§ DATA EXTRACT
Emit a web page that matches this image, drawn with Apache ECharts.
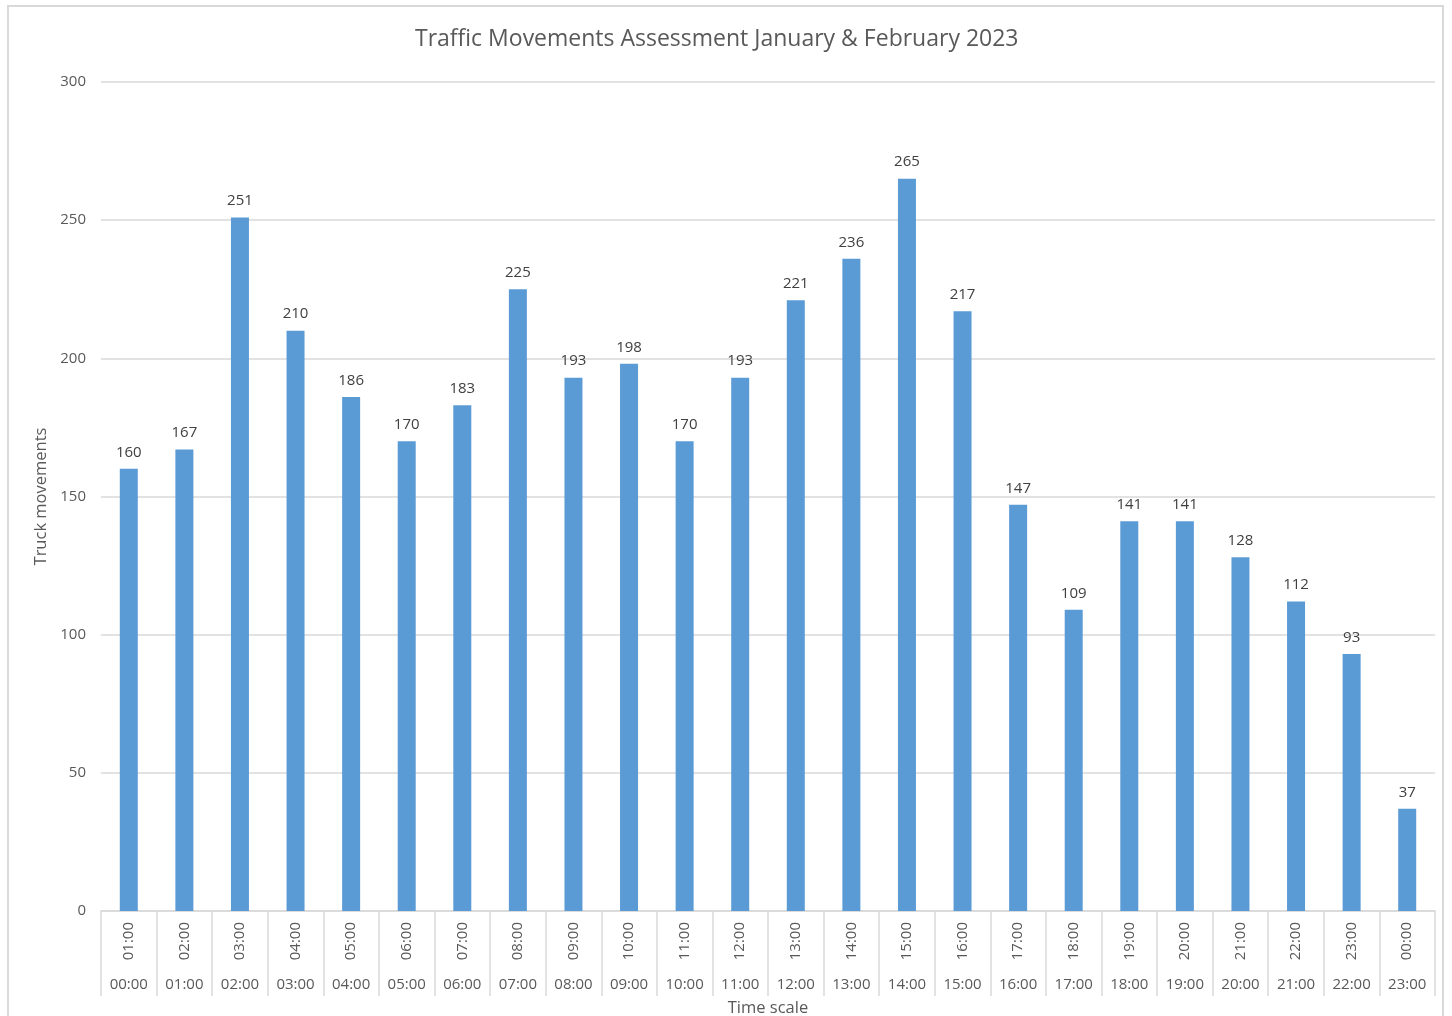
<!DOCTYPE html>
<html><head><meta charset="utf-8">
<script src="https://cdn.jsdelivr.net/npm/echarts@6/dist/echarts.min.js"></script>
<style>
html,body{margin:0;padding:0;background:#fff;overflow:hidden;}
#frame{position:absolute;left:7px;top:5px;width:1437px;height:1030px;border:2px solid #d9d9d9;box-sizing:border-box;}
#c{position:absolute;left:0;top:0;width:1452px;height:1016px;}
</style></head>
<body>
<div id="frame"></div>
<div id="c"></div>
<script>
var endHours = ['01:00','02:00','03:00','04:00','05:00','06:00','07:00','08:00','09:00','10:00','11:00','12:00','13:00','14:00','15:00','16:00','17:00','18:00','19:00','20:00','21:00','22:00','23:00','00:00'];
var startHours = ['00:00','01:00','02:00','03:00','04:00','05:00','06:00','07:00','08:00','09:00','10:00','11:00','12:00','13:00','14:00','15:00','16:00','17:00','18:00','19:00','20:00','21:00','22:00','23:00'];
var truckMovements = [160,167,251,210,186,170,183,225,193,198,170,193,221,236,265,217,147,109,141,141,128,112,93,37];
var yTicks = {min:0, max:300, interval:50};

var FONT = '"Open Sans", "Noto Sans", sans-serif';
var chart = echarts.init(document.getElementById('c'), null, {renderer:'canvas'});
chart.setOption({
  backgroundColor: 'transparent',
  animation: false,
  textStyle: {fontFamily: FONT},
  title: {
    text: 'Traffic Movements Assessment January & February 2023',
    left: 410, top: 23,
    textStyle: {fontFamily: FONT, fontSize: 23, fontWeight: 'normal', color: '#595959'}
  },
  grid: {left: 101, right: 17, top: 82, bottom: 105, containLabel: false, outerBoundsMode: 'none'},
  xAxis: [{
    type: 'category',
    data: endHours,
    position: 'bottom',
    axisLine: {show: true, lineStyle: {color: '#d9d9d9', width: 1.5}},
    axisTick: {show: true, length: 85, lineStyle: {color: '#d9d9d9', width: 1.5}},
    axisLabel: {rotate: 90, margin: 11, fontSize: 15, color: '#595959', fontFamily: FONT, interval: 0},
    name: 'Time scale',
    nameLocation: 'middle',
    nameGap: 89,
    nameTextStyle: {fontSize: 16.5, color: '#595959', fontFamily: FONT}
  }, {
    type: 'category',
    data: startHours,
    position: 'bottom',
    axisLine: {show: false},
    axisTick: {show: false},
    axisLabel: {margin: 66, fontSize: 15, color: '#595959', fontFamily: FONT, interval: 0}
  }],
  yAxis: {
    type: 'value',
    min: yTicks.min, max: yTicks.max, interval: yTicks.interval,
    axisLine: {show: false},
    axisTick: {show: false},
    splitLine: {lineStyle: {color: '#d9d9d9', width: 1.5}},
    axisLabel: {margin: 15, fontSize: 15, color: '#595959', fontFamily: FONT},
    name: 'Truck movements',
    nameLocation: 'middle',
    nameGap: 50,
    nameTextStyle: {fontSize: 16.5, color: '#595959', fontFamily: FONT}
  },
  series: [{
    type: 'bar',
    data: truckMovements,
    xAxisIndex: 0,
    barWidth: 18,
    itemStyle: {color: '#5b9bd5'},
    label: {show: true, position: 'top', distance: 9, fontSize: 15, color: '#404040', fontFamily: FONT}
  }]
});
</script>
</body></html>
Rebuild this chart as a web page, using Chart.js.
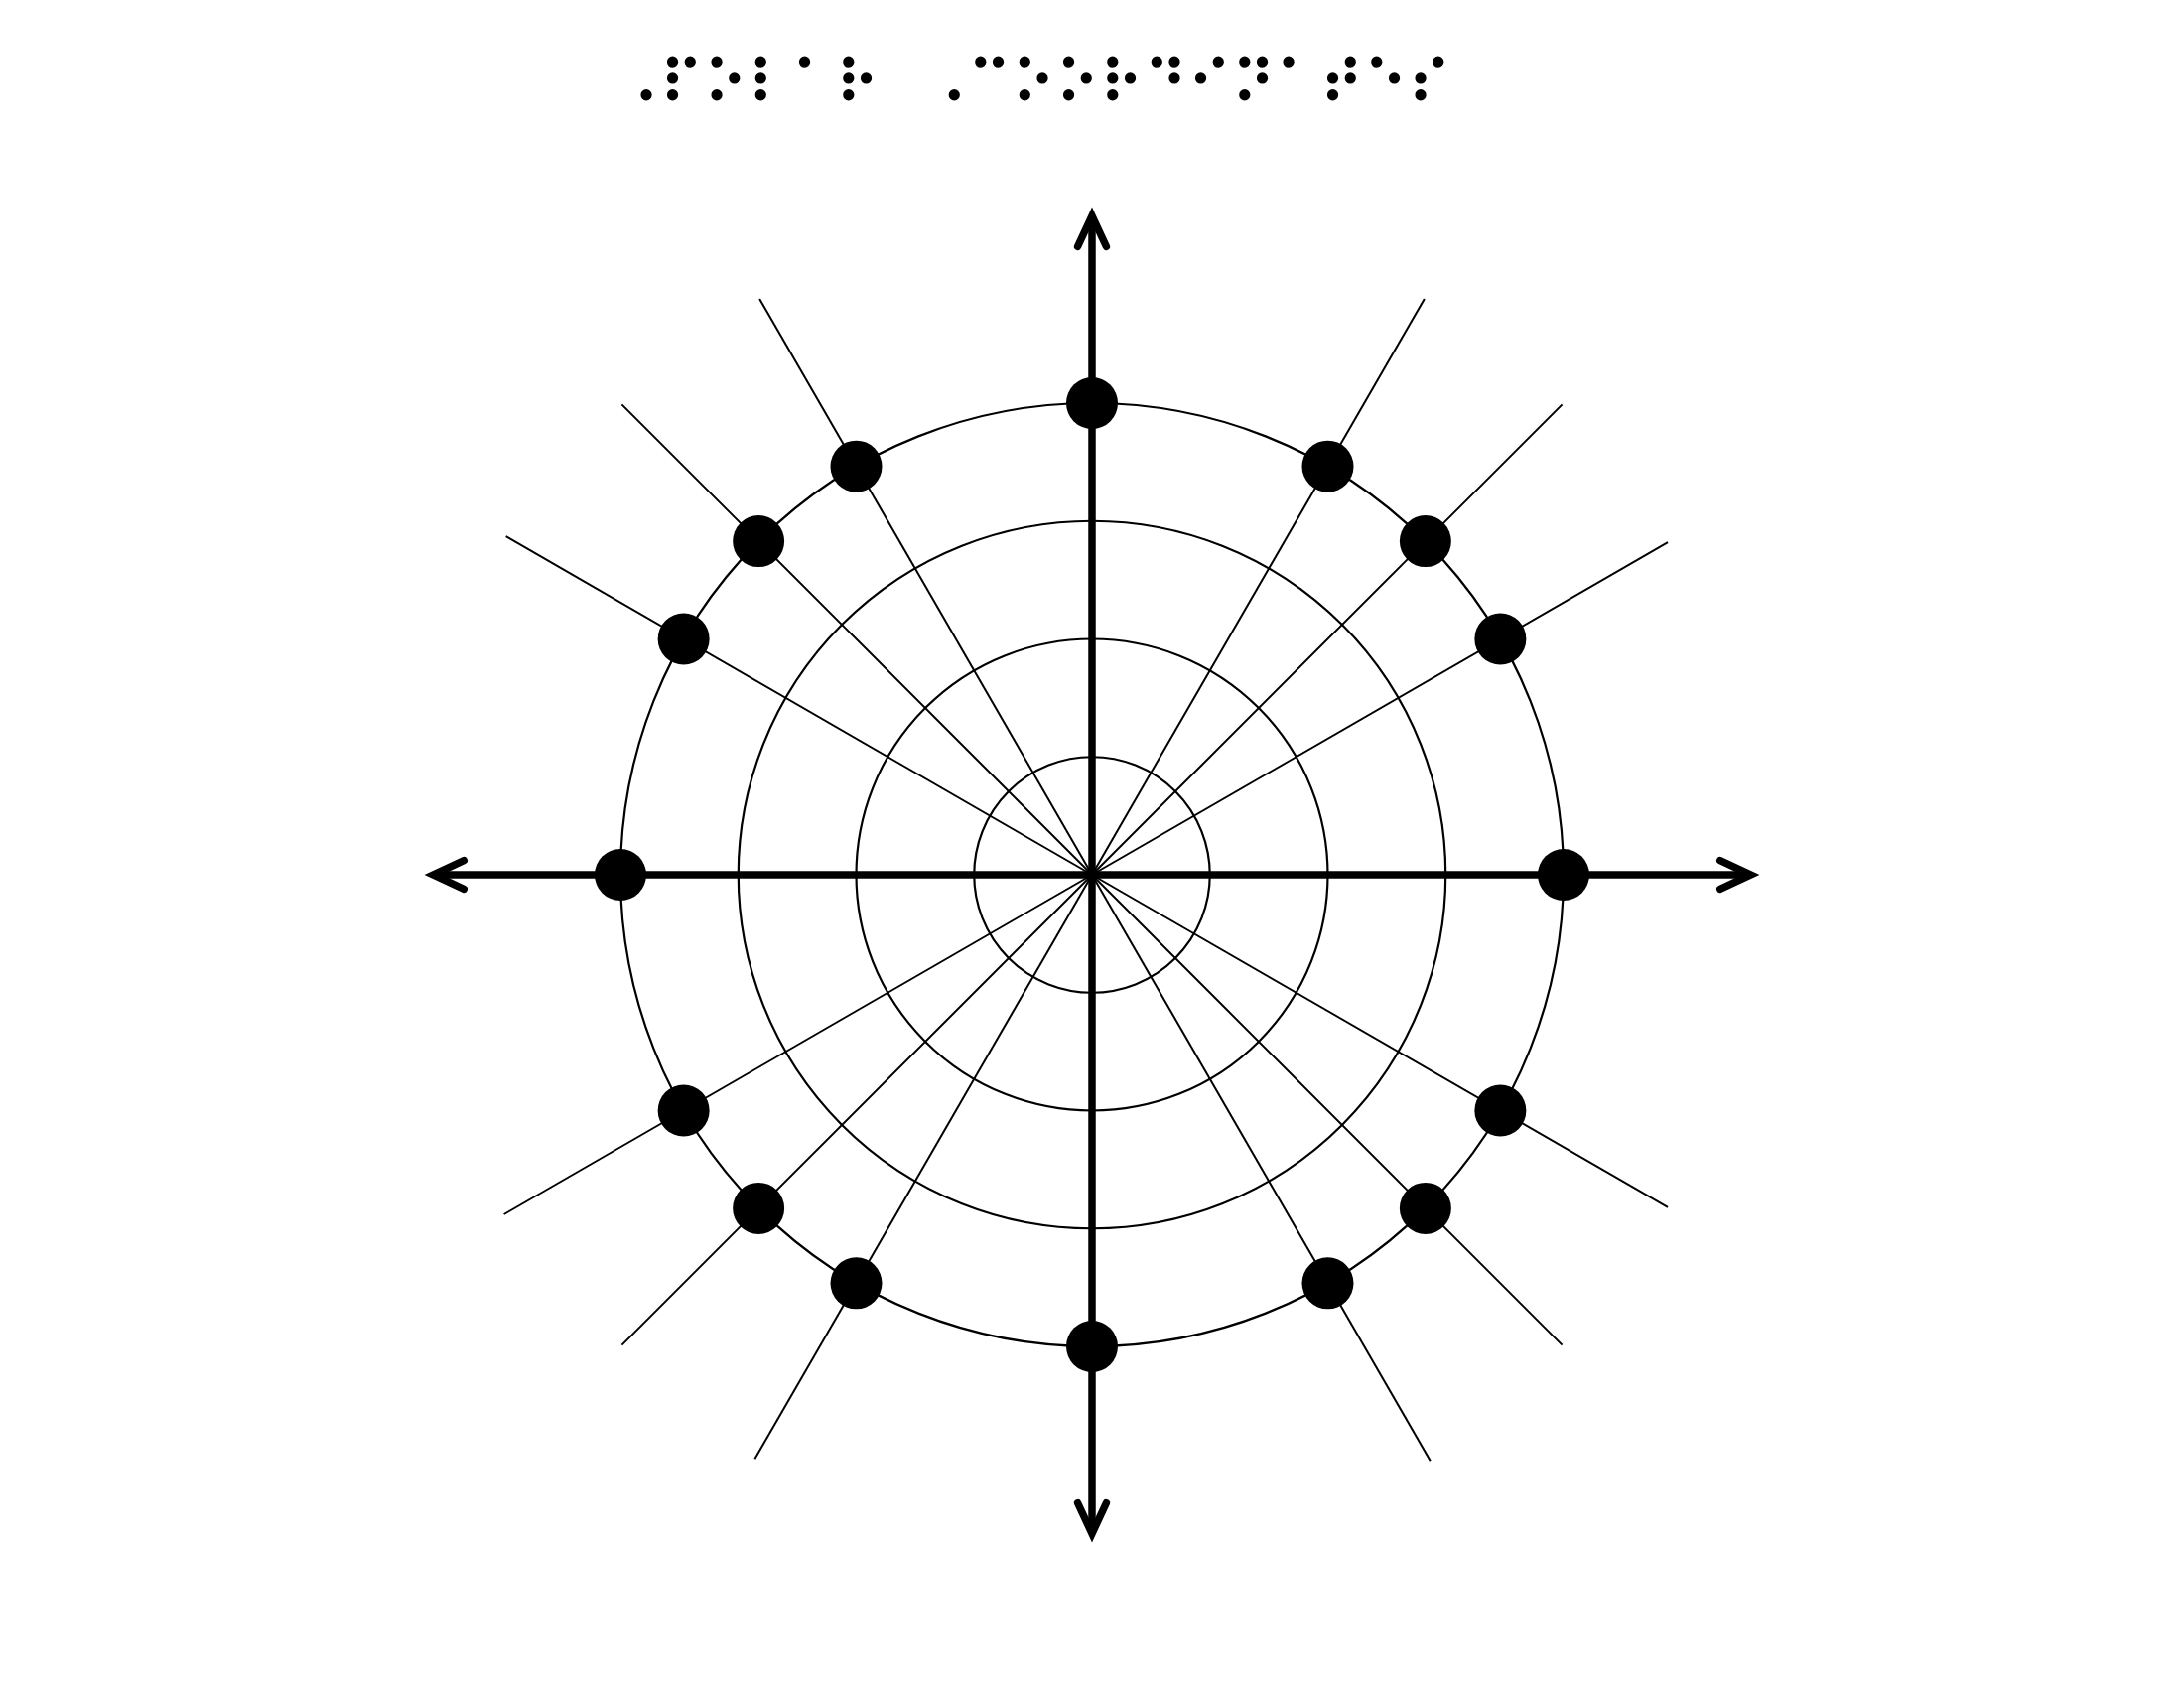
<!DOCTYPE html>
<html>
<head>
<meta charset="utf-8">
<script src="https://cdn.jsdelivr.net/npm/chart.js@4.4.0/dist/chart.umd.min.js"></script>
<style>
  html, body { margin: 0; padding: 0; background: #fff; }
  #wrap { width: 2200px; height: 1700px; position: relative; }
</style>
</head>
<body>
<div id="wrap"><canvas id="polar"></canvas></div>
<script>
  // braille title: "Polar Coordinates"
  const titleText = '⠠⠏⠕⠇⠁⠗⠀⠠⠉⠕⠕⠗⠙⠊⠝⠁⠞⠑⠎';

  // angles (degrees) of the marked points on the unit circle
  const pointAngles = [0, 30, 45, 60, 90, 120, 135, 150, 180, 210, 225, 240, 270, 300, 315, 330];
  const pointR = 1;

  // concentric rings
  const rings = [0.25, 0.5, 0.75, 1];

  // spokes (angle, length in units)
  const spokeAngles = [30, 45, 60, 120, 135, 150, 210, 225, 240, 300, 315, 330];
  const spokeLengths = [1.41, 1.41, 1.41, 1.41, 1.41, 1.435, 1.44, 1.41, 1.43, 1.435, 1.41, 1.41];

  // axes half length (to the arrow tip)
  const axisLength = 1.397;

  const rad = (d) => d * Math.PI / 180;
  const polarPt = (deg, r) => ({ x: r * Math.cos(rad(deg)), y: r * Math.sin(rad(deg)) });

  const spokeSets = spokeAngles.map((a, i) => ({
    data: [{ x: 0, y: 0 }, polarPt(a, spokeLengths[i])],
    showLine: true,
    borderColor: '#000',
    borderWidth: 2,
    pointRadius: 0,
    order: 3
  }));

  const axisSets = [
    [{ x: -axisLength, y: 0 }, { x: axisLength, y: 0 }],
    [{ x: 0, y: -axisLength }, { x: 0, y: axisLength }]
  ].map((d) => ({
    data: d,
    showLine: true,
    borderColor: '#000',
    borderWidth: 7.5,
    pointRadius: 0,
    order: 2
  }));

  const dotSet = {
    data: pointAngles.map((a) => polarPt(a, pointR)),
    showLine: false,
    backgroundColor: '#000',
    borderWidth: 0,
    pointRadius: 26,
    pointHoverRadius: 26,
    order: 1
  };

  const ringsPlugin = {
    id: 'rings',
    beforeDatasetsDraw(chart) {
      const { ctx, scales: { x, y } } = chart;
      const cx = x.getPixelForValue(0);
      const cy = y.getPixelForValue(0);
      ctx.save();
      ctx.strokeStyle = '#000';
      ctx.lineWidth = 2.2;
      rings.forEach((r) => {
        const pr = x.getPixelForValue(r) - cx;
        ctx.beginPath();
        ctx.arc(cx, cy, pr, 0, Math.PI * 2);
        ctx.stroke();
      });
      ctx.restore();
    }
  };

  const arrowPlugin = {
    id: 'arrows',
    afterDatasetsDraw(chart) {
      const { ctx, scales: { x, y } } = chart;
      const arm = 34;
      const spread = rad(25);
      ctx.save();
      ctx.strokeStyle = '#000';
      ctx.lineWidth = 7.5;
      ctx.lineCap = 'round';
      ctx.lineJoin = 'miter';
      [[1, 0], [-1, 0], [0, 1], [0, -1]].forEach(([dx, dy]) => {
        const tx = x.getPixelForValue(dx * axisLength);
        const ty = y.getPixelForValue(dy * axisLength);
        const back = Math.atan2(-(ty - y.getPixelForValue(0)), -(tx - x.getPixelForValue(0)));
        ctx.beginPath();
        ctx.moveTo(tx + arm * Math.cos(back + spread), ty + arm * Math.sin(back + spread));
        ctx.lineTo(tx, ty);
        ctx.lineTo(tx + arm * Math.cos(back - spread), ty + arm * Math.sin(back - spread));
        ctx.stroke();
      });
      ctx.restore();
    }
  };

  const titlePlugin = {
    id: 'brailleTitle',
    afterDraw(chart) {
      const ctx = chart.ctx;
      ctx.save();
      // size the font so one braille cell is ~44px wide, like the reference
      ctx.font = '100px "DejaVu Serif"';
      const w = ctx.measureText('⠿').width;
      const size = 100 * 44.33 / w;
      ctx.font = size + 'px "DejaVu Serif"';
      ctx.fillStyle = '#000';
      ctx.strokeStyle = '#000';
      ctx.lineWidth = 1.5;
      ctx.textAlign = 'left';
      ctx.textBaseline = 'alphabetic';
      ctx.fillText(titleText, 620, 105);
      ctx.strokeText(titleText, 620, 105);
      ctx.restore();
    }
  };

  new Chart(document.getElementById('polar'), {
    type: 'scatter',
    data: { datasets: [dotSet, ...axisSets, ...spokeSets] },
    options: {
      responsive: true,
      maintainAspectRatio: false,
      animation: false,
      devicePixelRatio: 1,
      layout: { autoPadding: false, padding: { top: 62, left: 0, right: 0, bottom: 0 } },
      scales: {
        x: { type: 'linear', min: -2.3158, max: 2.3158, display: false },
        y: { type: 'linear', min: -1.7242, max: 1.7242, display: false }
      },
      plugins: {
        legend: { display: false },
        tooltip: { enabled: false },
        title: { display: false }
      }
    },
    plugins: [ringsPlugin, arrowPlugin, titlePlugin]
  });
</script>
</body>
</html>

§ AIM OF THE TASK
Start at the line with "Rebuild this chart", stop at the line with "const rings = [0.25, 0.5, 0.75, 1];", both lines included, and repeat that span exactly without its pictures.

§ FULL OUTPUT
Rebuild this chart as a web page, using Chart.js.
<!DOCTYPE html>
<html>
<head>
<meta charset="utf-8">
<script src="https://cdn.jsdelivr.net/npm/chart.js@4.4.0/dist/chart.umd.min.js"></script>
<style>
  html, body { margin: 0; padding: 0; background: #fff; }
  #wrap { width: 2200px; height: 1700px; position: relative; }
</style>
</head>
<body>
<div id="wrap"><canvas id="polar"></canvas></div>
<script>
  // braille title: "Polar Coordinates"
  const titleText = '⠠⠏⠕⠇⠁⠗⠀⠠⠉⠕⠕⠗⠙⠊⠝⠁⠞⠑⠎';

  // angles (degrees) of the marked points on the unit circle
  const pointAngles = [0, 30, 45, 60, 90, 120, 135, 150, 180, 210, 225, 240, 270, 300, 315, 330];
  const pointR = 1;

  // concentric rings
  const rings = [0.25, 0.5, 0.75, 1];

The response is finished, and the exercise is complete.